PROBLEM TO SOLVE =
Go through the entries below and retype them exactly, omitting each picture.

▬▬▬▬▬▬

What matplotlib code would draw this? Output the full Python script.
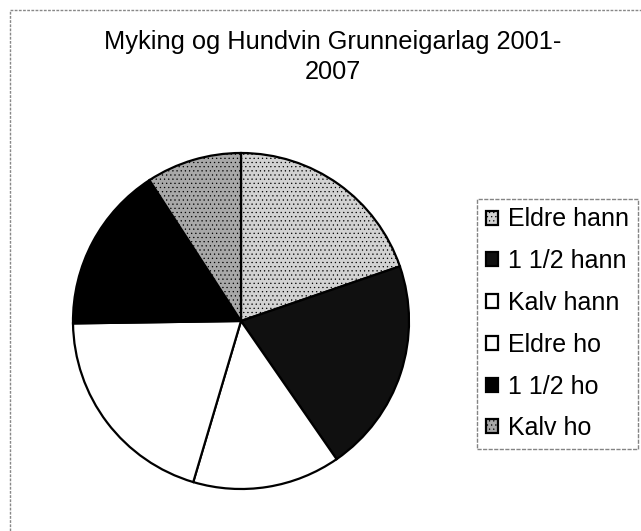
import matplotlib
matplotlib.use("Agg")
import matplotlib.pyplot as plt
from matplotlib.patches import Rectangle

categories = ["Eldre hann", "1 1/2 hann", "Kalv hann", "Eldre ho", "1 1/2 ho", "Kalv ho"]
values = [43, 45, 31, 44, 35, 20]
title = "Myking og Hundvin Grunneigarlag 2001-\n2007"

colors = ["#d2d2d2", "#101010", "#ffffff", "#ffffff", "#000000", "#a8a8a8"]
hatches = ["....", None, None, None, None, "...."]

plt.rcParams['font.family'] = ['Liberation Sans', 'DejaVu Sans']
plt.rcParams['hatch.linewidth'] = 0.4

W, H = 641, 531
fig = plt.figure(figsize=(W / 100, H / 100), dpi=100)
fig.patch.set_facecolor("white")

# outer chart border
fig.add_artist(Rectangle((10 / W, -0.1), 1.2, 1 - 10 / H + 0.1, transform=fig.transFigure,
                         fill=False, edgecolor="#888888", linewidth=1.0, linestyle=(0, (2, 1))))

cx, cy, r = 241, 321, 168
ax = fig.add_axes([(cx - r) / W, 1 - (cy + r) / H, 2 * r / W, 2 * r / H])
wedges, _ = ax.pie(values, startangle=90, counterclock=False, colors=colors,
                   wedgeprops=dict(edgecolor="black", linewidth=1.6, clip_on=False))
for w, h in zip(wedges, hatches):
    if h:
        w.set_hatch(h)
ax.set_aspect("auto")
ax.set_xlim(-1, 1)
ax.set_ylim(-1, 1)
ax.axis("off")

fig.text(333 / W, 1 - 57 / H, title, ha="center", va="center", fontsize=18.3,
         linespacing=1.3)

leg = fig.legend(wedges, categories, loc="upper left",
                 bbox_to_anchor=(477 / W, 1 - 199 / H), borderaxespad=0,
                 fontsize=18, frameon=True, fancybox=False, shadow=False,
                 handlelength=0.48, handleheight=0.48, handletextpad=0.42,
                 labelspacing=0.71, borderpad=0.34)
frame = leg.get_frame()
frame.set_edgecolor("#666666")
frame.set_linewidth(1.0)
frame.set_linestyle((0, (3, 1)))

fig.savefig("out.png", dpi=100, facecolor="white")
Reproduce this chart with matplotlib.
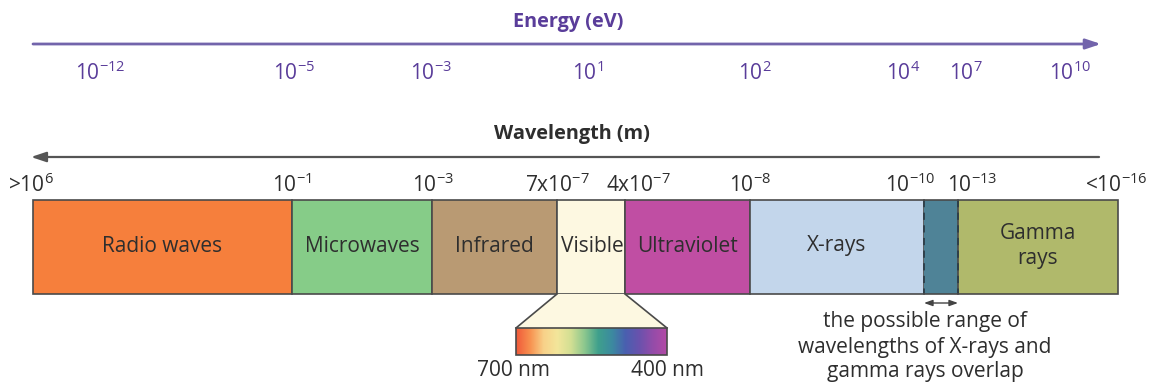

▬▬▬▬▬▬

FINAL ANSWER =
What matplotlib code would draw this? Output the full Python script.
import matplotlib
matplotlib.use("Agg")
import matplotlib.pyplot as plt
from matplotlib.patches import Rectangle

categories = ["Eldre hann", "1 1/2 hann", "Kalv hann", "Eldre ho", "1 1/2 ho", "Kalv ho"]
values = [43, 45, 31, 44, 35, 20]
title = "Myking og Hundvin Grunneigarlag 2001-\n2007"

colors = ["#d2d2d2", "#101010", "#ffffff", "#ffffff", "#000000", "#a8a8a8"]
hatches = ["....", None, None, None, None, "...."]

plt.rcParams['font.family'] = ['Liberation Sans', 'DejaVu Sans']
plt.rcParams['hatch.linewidth'] = 0.4

W, H = 641, 531
fig = plt.figure(figsize=(W / 100, H / 100), dpi=100)
fig.patch.set_facecolor("white")

# outer chart border
fig.add_artist(Rectangle((10 / W, -0.1), 1.2, 1 - 10 / H + 0.1, transform=fig.transFigure,
                         fill=False, edgecolor="#888888", linewidth=1.0, linestyle=(0, (2, 1))))

cx, cy, r = 241, 321, 168
ax = fig.add_axes([(cx - r) / W, 1 - (cy + r) / H, 2 * r / W, 2 * r / H])
wedges, _ = ax.pie(values, startangle=90, counterclock=False, colors=colors,
                   wedgeprops=dict(edgecolor="black", linewidth=1.6, clip_on=False))
for w, h in zip(wedges, hatches):
    if h:
        w.set_hatch(h)
ax.set_aspect("auto")
ax.set_xlim(-1, 1)
ax.set_ylim(-1, 1)
ax.axis("off")

fig.text(333 / W, 1 - 57 / H, title, ha="center", va="center", fontsize=18.3,
         linespacing=1.3)

leg = fig.legend(wedges, categories, loc="upper left",
                 bbox_to_anchor=(477 / W, 1 - 199 / H), borderaxespad=0,
                 fontsize=18, frameon=True, fancybox=False, shadow=False,
                 handlelength=0.48, handleheight=0.48, handletextpad=0.42,
                 labelspacing=0.71, borderpad=0.34)
frame = leg.get_frame()
frame.set_edgecolor("#666666")
frame.set_linewidth(1.0)
frame.set_linestyle((0, (3, 1)))

fig.savefig("out.png", dpi=100, facecolor="white")
Reproduce this chart with matplotlib.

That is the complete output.